● **Work required**: Reproduce the listing below word for word, with no pictures.

╭─ Information supplied

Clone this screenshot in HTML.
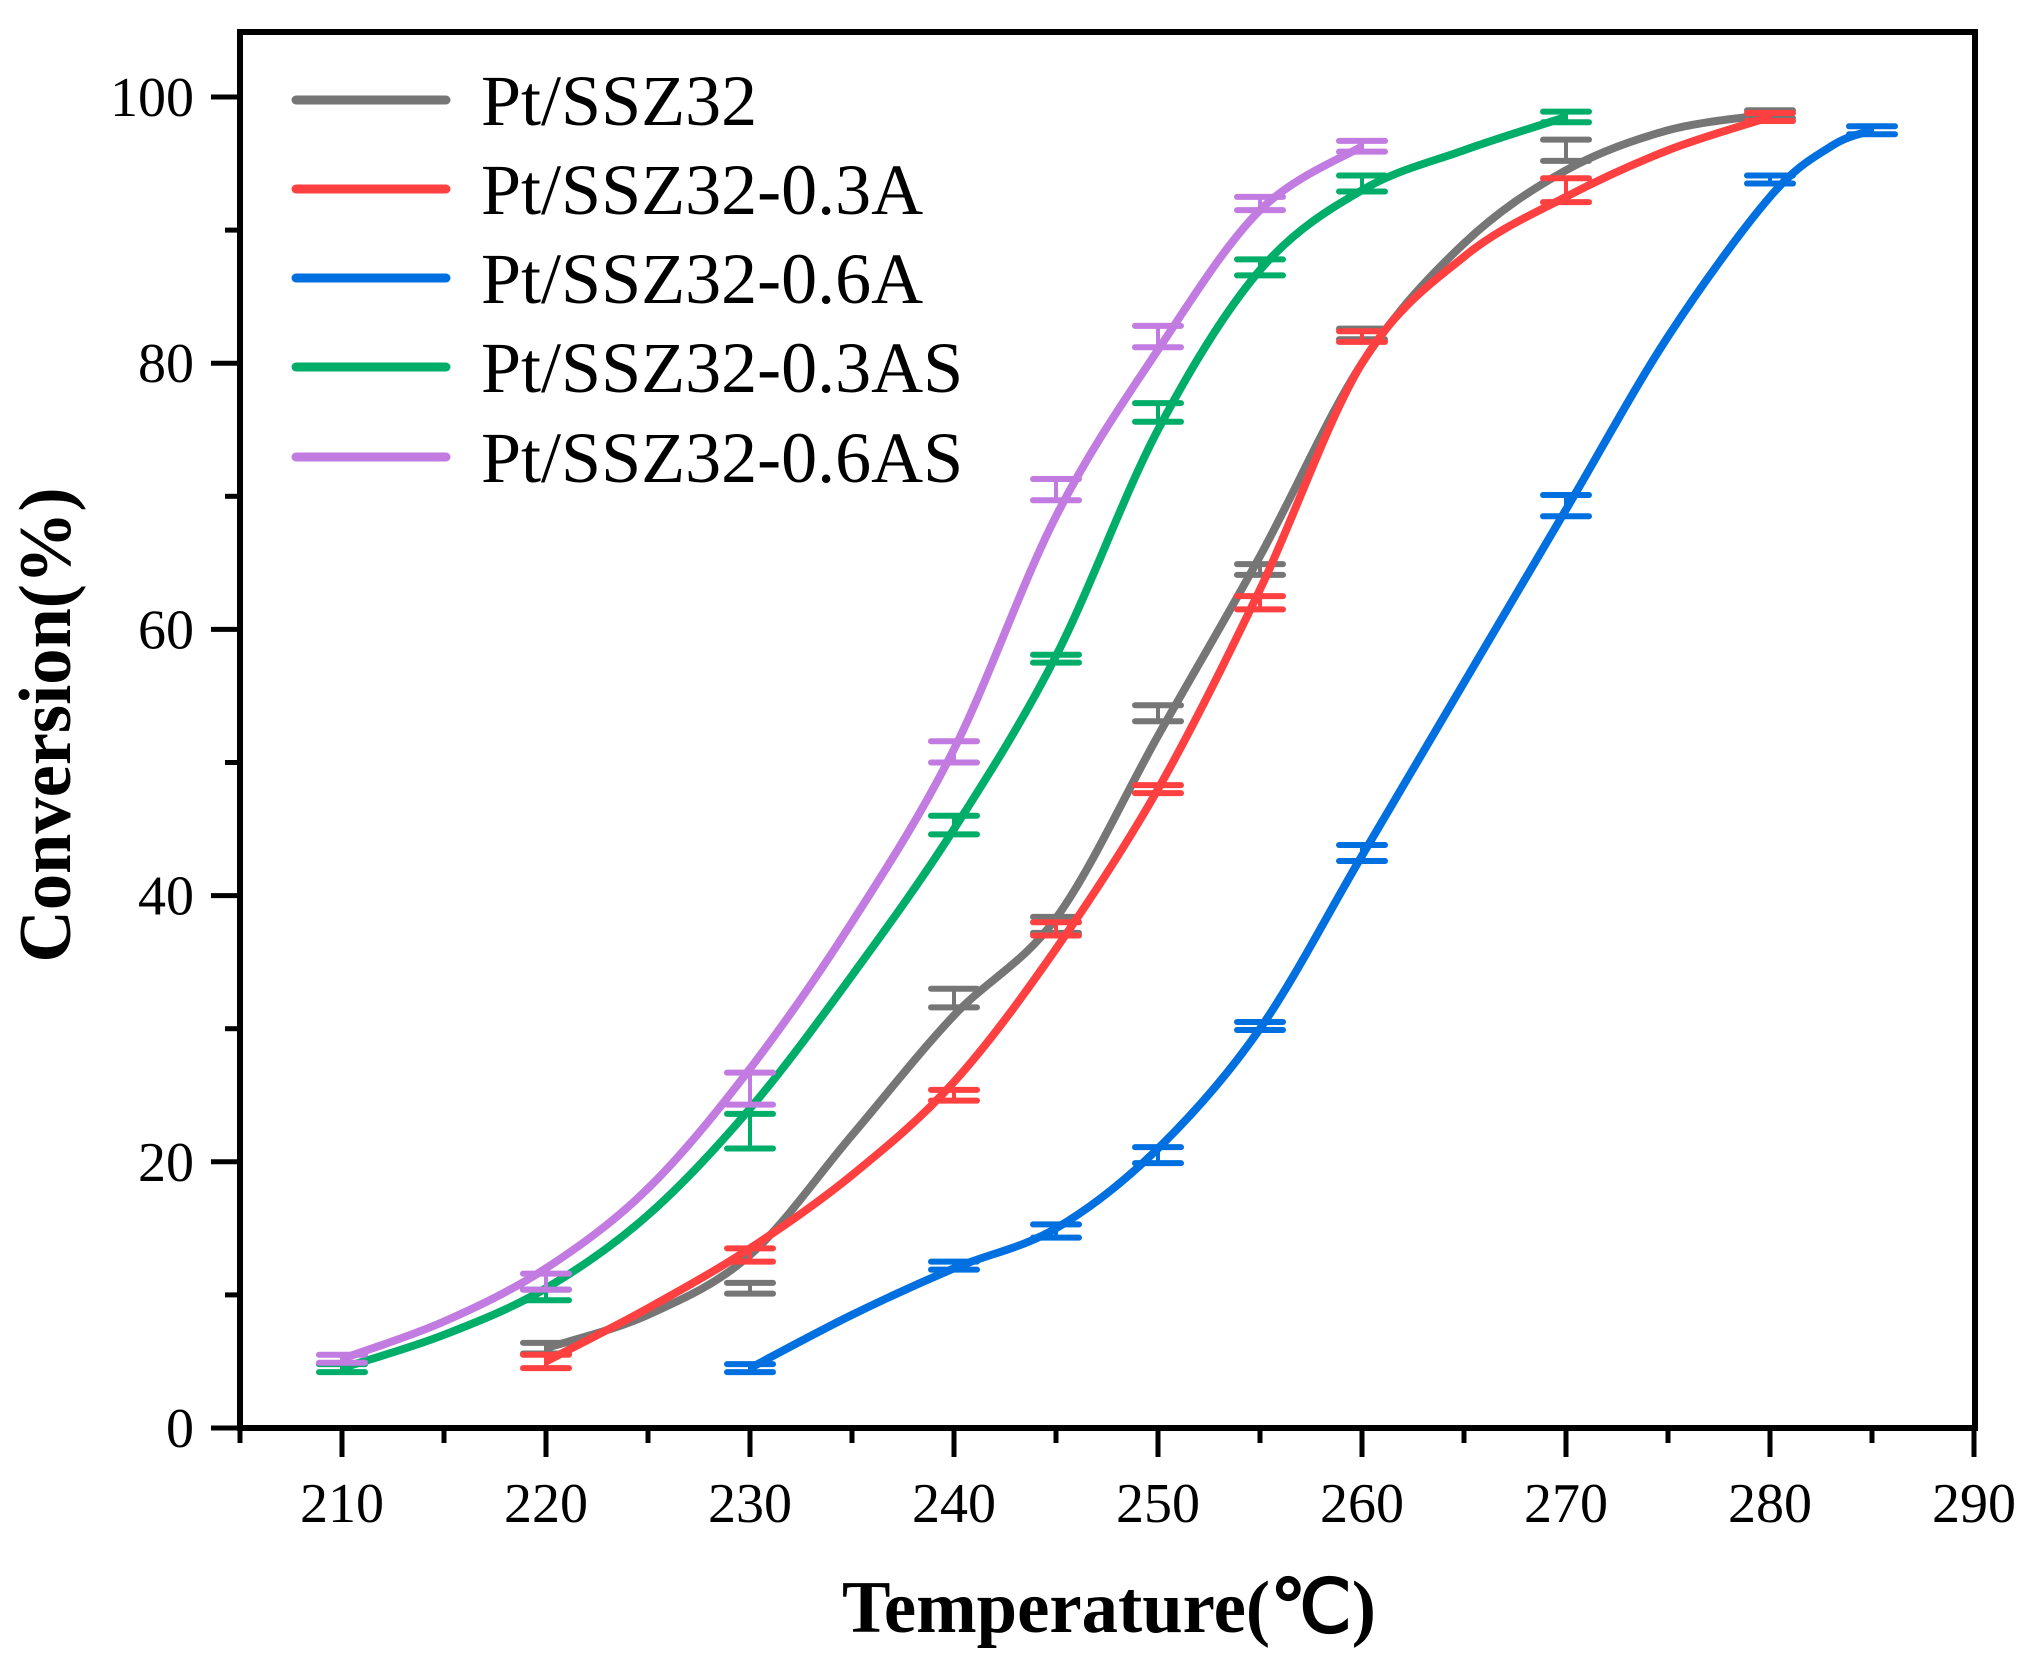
<!DOCTYPE html>
<html><head><meta charset="utf-8"><style>body{margin:0;background:#fff}svg{display:block}</style></head>
<body>
<svg id="s" width="2029" height="1672" viewBox="0 0 2029 1672" xmlns="http://www.w3.org/2000/svg" font-family="'Liberation Serif', serif">
<rect width="2029" height="1672" fill="#fff"/>
<g id="plot"></g>
<rect x="240" y="32" width="1735" height="1396" fill="none" stroke="#000" stroke-width="6"/>
<g id="ticks" stroke="#000" stroke-width="5"></g>
<g id="labels" font-size="56" fill="#000"></g>
<text x="1109" y="1632" font-size="74" font-weight="bold" text-anchor="middle" textLength="534" lengthAdjust="spacingAndGlyphs">Temperature(℃)</text>
<text transform="translate(70,725) rotate(-90)" font-size="74" font-weight="bold" text-anchor="middle" textLength="475" lengthAdjust="spacingAndGlyphs">Conversion(%)</text>
<g id="legend" font-size="72"></g>
</svg>
<script>
const X=t=>240+(t-205)*20.4, Y=v=>1428-v*13.31;
const ns="http://www.w3.org/2000/svg";
function el(p,tag,a,txt){const e=document.createElementNS(ns,tag);for(const k in a)e.setAttribute(k,a[k]);if(txt!=null)e.textContent=txt;document.getElementById(p).appendChild(e);return e;}
const series=[
["#767676","Pt/SSZ32",[[220,6,0.4],[230,10.5,0.4],[240,32.3,0.7],[245,37.8,0.6],[250,53.7,0.6],[255,64.5,0.4],[260,82.2,0.4],[270,96,0.8],[280,98.7,0.3]],
 [[220,6],[225,8.5],[230,13],[235,22],[240,31],[245,38.3],[250,52],[255,65.5],[260,80],[265,89],[270,94.5],[275,97.5],[280,98.7]]],
["#ff4040","Pt/SSZ32-0.3A",[[220,5,0.5],[230,13,0.5],[240,25,0.4],[245,37.5,0.5],[250,48,0.3],[255,62,0.5],[260,82,0.4],[270,93,0.9],[280,98.5,0.3]],
 [[220,5],[225,9],[230,13.5],[235,19],[240,26],[245,36],[250,48],[255,63],[260,80],[265,88],[270,92.5],[275,96],[280,98.5]]],
["#0070e0","Pt/SSZ32-0.6A",[[230,4.5,0.3],[240,12.2,0.3],[245,14.8,0.5],[250,20.5,0.6],[255,30.2,0.3],[260,43.2,0.6],[270,69.3,0.8],[280,93.8,0.3],[285,97.5,0.3]],
 [[230,4.5],[235,8.5],[240,12],[245,15],[250,21],[255,30],[260,43],[265,56],[270,69],[275,82],[280,92.5],[283,96.3],[285,97.5]]],
["#00ae6a","Pt/SSZ32-0.3AS",[[210,4.5,0.3],[220,10,0.4],[230,22.3,1.3],[240,45.3,0.7],[245,57.8,0.3],[250,76.3,0.7],[255,87.2,0.6],[260,93.5,0.6],[270,98.5,0.4]],
 [[210,4.5],[215,7],[220,10.5],[225,16],[230,24],[235,34],[240,45],[245,58],[250,75],[255,87],[260,93],[265,96],[270,98.5]]],
["#c27be0","Pt/SSZ32-0.6AS",[[210,5.2,0.3],[220,11,0.6],[230,25.5,1.2],[240,50.8,0.8],[245,70.5,0.8],[250,82,0.8],[255,92,0.5],[260,96.3,0.4]],
 [[210,5.2],[215,8],[220,12],[225,18],[230,27],[235,38],[240,51],[245,68.5],[250,81],[255,91.5],[260,96.3]]]
];
series.forEach((s,i)=>{
 const p=s[3].map(d=>[X(d[0]),Y(d[1])]);
 let d=`M${p[0][0]},${p[0][1]}`;
 for(let k=0;k<p.length-1;k++){
  const p0=p[k-1]||p[k],p1=p[k],p2=p[k+1],p3=p[k+2]||p2;
  const c1=[p1[0]+(p2[0]-p0[0])/6,p1[1]+(p2[1]-p0[1])/6],c2=[p2[0]-(p3[0]-p1[0])/6,p2[1]-(p3[1]-p1[1])/6];
  d+=` C${c1[0]},${c1[1]} ${c2[0]},${c2[1]} ${p2[0]},${p2[1]}`;
 }
 el("plot","path",{d,fill:"none",stroke:s[0],"stroke-width":8,"stroke-linejoin":"round"});
 s[2].forEach(q=>{const x=X(q[0]),y1=Y(q[1]+q[2]),y2=Y(q[1]-q[2]);
  el("plot","line",{x1:x,x2:x,y1:y1,y2:y2,stroke:s[0],"stroke-width":4});
  [y1,y2].forEach(y=>el("plot","line",{x1:x-23,x2:x+23,y1:y,y2:y,stroke:s[0],"stroke-width":6,"stroke-linecap":"round"}));
 });
 const ly=[100,189,278,367,457][i];
 el("legend","line",{x1:296,x2:446,y1:ly,y2:ly,stroke:s[0],"stroke-width":9,"stroke-linecap":"round"});
 el("legend","text",{x:481,y:ly+25},s[1]);
});
for(let t=205;t<=290;t+=5){const maj=t%10==0;el("ticks","line",{x1:X(t),x2:X(t),y1:1428,y2:1428+(maj?29:15)});
 if(maj)el("labels","text",{x:X(t),y:1522,"text-anchor":"middle"},t);}
for(let v=0;v<=100;v+=10){const maj=v%20==0;el("ticks","line",{x1:240,x2:240-(maj?29:15),y1:Y(v),y2:Y(v)});
 if(maj)el("labels","text",{x:194,y:Y(v)+19,"text-anchor":"end"},v);}
</script>
</body></html>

╰─

● **Output of the exercise**:
Clone this screenshot in HTML.
<!DOCTYPE html>
<html><head><meta charset="utf-8"><style>body{margin:0;background:#fff}svg{display:block}</style></head>
<body>
<svg id="s" width="2029" height="1672" viewBox="0 0 2029 1672" xmlns="http://www.w3.org/2000/svg" font-family="'Liberation Serif', serif">
<rect width="2029" height="1672" fill="#fff"/>
<g id="plot"></g>
<rect x="240" y="32" width="1735" height="1396" fill="none" stroke="#000" stroke-width="6"/>
<g id="ticks" stroke="#000" stroke-width="5"></g>
<g id="labels" font-size="56" fill="#000"></g>
<text x="1109" y="1632" font-size="74" font-weight="bold" text-anchor="middle" textLength="534" lengthAdjust="spacingAndGlyphs">Temperature(℃)</text>
<text transform="translate(70,725) rotate(-90)" font-size="74" font-weight="bold" text-anchor="middle" textLength="475" lengthAdjust="spacingAndGlyphs">Conversion(%)</text>
<g id="legend" font-size="72"></g>
</svg>
<script>
const X=t=>240+(t-205)*20.4, Y=v=>1428-v*13.31;
const ns="http://www.w3.org/2000/svg";
function el(p,tag,a,txt){const e=document.createElementNS(ns,tag);for(const k in a)e.setAttribute(k,a[k]);if(txt!=null)e.textContent=txt;document.getElementById(p).appendChild(e);return e;}
const series=[
["#767676","Pt/SSZ32",[[220,6,0.4],[230,10.5,0.4],[240,32.3,0.7],[245,37.8,0.6],[250,53.7,0.6],[255,64.5,0.4],[260,82.2,0.4],[270,96,0.8],[280,98.7,0.3]],
 [[220,6],[225,8.5],[230,13],[235,22],[240,31],[245,38.3],[250,52],[255,65.5],[260,80],[265,89],[270,94.5],[275,97.5],[280,98.7]]],
["#ff4040","Pt/SSZ32-0.3A",[[220,5,0.5],[230,13,0.5],[240,25,0.4],[245,37.5,0.5],[250,48,0.3],[255,62,0.5],[260,82,0.4],[270,93,0.9],[280,98.5,0.3]],
 [[220,5],[225,9],[230,13.5],[235,19],[240,26],[245,36],[250,48],[255,63],[260,80],[265,88],[270,92.5],[275,96],[280,98.5]]],
["#0070e0","Pt/SSZ32-0.6A",[[230,4.5,0.3],[240,12.2,0.3],[245,14.8,0.5],[250,20.5,0.6],[255,30.2,0.3],[260,43.2,0.6],[270,69.3,0.8],[280,93.8,0.3],[285,97.5,0.3]],
 [[230,4.5],[235,8.5],[240,12],[245,15],[250,21],[255,30],[260,43],[265,56],[270,69],[275,82],[280,92.5],[283,96.3],[285,97.5]]],
["#00ae6a","Pt/SSZ32-0.3AS",[[210,4.5,0.3],[220,10,0.4],[230,22.3,1.3],[240,45.3,0.7],[245,57.8,0.3],[250,76.3,0.7],[255,87.2,0.6],[260,93.5,0.6],[270,98.5,0.4]],
 [[210,4.5],[215,7],[220,10.5],[225,16],[230,24],[235,34],[240,45],[245,58],[250,75],[255,87],[260,93],[265,96],[270,98.5]]],
["#c27be0","Pt/SSZ32-0.6AS",[[210,5.2,0.3],[220,11,0.6],[230,25.5,1.2],[240,50.8,0.8],[245,70.5,0.8],[250,82,0.8],[255,92,0.5],[260,96.3,0.4]],
 [[210,5.2],[215,8],[220,12],[225,18],[230,27],[235,38],[240,51],[245,68.5],[250,81],[255,91.5],[260,96.3]]]
];
series.forEach((s,i)=>{
 const p=s[3].map(d=>[X(d[0]),Y(d[1])]);
 let d=`M${p[0][0]},${p[0][1]}`;
 for(let k=0;k<p.length-1;k++){
  const p0=p[k-1]||p[k],p1=p[k],p2=p[k+1],p3=p[k+2]||p2;
  const c1=[p1[0]+(p2[0]-p0[0])/6,p1[1]+(p2[1]-p0[1])/6],c2=[p2[0]-(p3[0]-p1[0])/6,p2[1]-(p3[1]-p1[1])/6];
  d+=` C${c1[0]},${c1[1]} ${c2[0]},${c2[1]} ${p2[0]},${p2[1]}`;
 }
 el("plot","path",{d,fill:"none",stroke:s[0],"stroke-width":8,"stroke-linejoin":"round"});
 s[2].forEach(q=>{const x=X(q[0]),y1=Y(q[1]+q[2]),y2=Y(q[1]-q[2]);
  el("plot","line",{x1:x,x2:x,y1:y1,y2:y2,stroke:s[0],"stroke-width":4});
  [y1,y2].forEach(y=>el("plot","line",{x1:x-23,x2:x+23,y1:y,y2:y,stroke:s[0],"stroke-width":6,"stroke-linecap":"round"}));
 });
 const ly=[100,189,278,367,457][i];
 el("legend","line",{x1:296,x2:446,y1:ly,y2:ly,stroke:s[0],"stroke-width":9,"stroke-linecap":"round"});
 el("legend","text",{x:481,y:ly+25},s[1]);
});
for(let t=205;t<=290;t+=5){const maj=t%10==0;el("ticks","line",{x1:X(t),x2:X(t),y1:1428,y2:1428+(maj?29:15)});
 if(maj)el("labels","text",{x:X(t),y:1522,"text-anchor":"middle"},t);}
for(let v=0;v<=100;v+=10){const maj=v%20==0;el("ticks","line",{x1:240,x2:240-(maj?29:15),y1:Y(v),y2:Y(v)});
 if(maj)el("labels","text",{x:194,y:Y(v)+19,"text-anchor":"end"},v);}
</script>
</body></html>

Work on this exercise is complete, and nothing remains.